Die Arbeitslosenquote liegt im Amtsbereich bei unter zehn Prozent, wobei Firmen im Güterverkehrszentrum trotz der vielen Pendler aus Berlin und den Dörfern jenseits der Autobahn noch Arbeitskräfte suchen. Ganz anders sieht es hinter dem Speckgürtel aus. 22 bis 25 Prozent der arbeitsfähigen Menschen suchen im Westhavelland rund um Rathenow einen Job. Die Dörfer zwischen Nauen und Friesack etwa halten keinen Vergleich mit jenen am Berliner Stadtrand stand. Die ohnehin stark reduzierte Landwirtschaft befindet sich im ständigen Existenzkampf. Verfallene Rinderställe, aufgegebene Kultur- und Speisesäle, vor allem aber geschlossene Schulen, Läden und Dorfkneipen zeigen den Niedergang. Junge Leute kehren auf der Suche nach einem Job ihrer Heimat notgedrungen den Rücken. In den meisten Orten gleich hinter dem Speckgürtel liegt die Sterberate längst über der Geburtenrate. Einen Ausgleich durch Zuzug gibt es nur selten. 85 Prozent der neuen Einwohner Brandenburgs lassen sich im Speckgürtel nieder. In den berlinfernen Landkreisen wie Uckermark, Oberspreewald-Lausitz und Elbe-Elster nimmt die Zahl der Bewohner jährlich um jeweils 1000 Menschen ab. Das Durchschnittsalter steigt außerhalb des Autobahnringes stetig an, wenn auch von einer "Vergreisung" noch nicht die Rede sein kann.

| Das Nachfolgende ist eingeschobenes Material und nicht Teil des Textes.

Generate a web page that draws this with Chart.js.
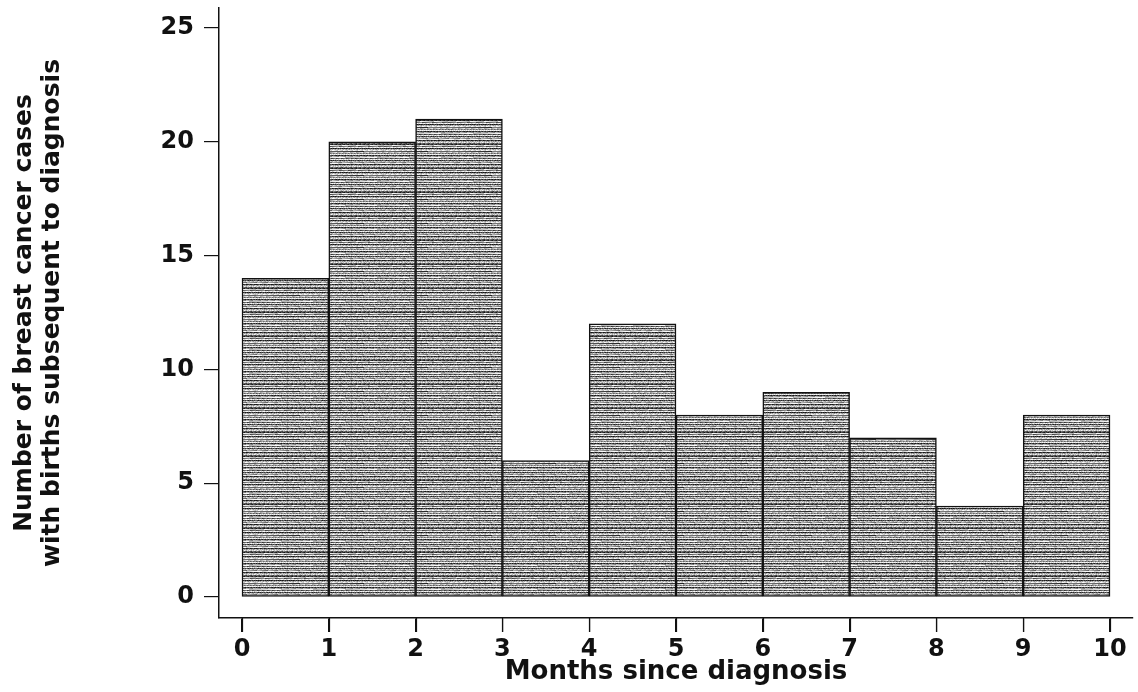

Der Wustermarker Amtsdirektor hat eine einfache Erklärung für den Aufschwung in seinem Bereich: Eine hervorragende Infrastruktur und die Nähe zu Berlin. Viele Firmen seien allein wegen des beschränkten Platzes in der Großstadt aufs flache Lande gezogen und hätten sich dank der guten Verkehrsanbindung für das westliche Umland entschieden. Die Bundesstraße 5 werde 2001 bis Wustermark vierspurig befahrbar sein, der Zug brauche von Wustermark zum Bahnhof Zoo nur 20 Minuten. Der Hafen birgt noch große Potenziale. "Unser Aufschwung ist noch längst nicht abgeschlossen", sagt Horst Pohl. Weitere Gewerbe- und Wohngebiete würden erschlossen. Erstmalig in Brandenburg werde ein Verkehrsvorhaben sogar privat vorfinanziert. "Die Kosten für den neuen Autobahnanschluss mit seinen vielen Brücken trägt vorerst die Baufirma", erklärt der Amtsdirektor.

Wer sich allerdings die auf den ehemaligen Ackerflächen entstandenen neuen Gewerbegebiete etwas genauer ansieht, macht eine aufschlussreiche Entdeckung. Es handelt sich fast ausschließlich um Firmen der Logistikbranche. Eine Lagerhalle grenzt an die andere. Nur einige kleine Dienstleistungsbetriebe finden dazwischen noch ihr Auskommen. Industrie gibt es nicht, ganz zu schweigen von Forschungseinrichtungen.

Angesichts dieser Dominanz von Logistikunternehmen klingt das Schicksal des Rangierbahnhofes Elstal unweit der Berliner Stadtgrenze schon paradox. Die einst zu den größten Umschlagplätzen Europas gehörende Station wird wohl in Kürze endgültig geschlossen - wegen mangelnder Nachfrage. Auch die ehemals vorherrschende Landwirtschaft spielt in diesem Bereich des Speckgürtels fast keine Rolle mehr. Die Bauern dürfen die neue Schnellstraße mit ihren Traktoren nicht einmal mehr befahren. Doch der Protest hält sich angesichts der geringen Zahl von Betroffenen in Grenzen.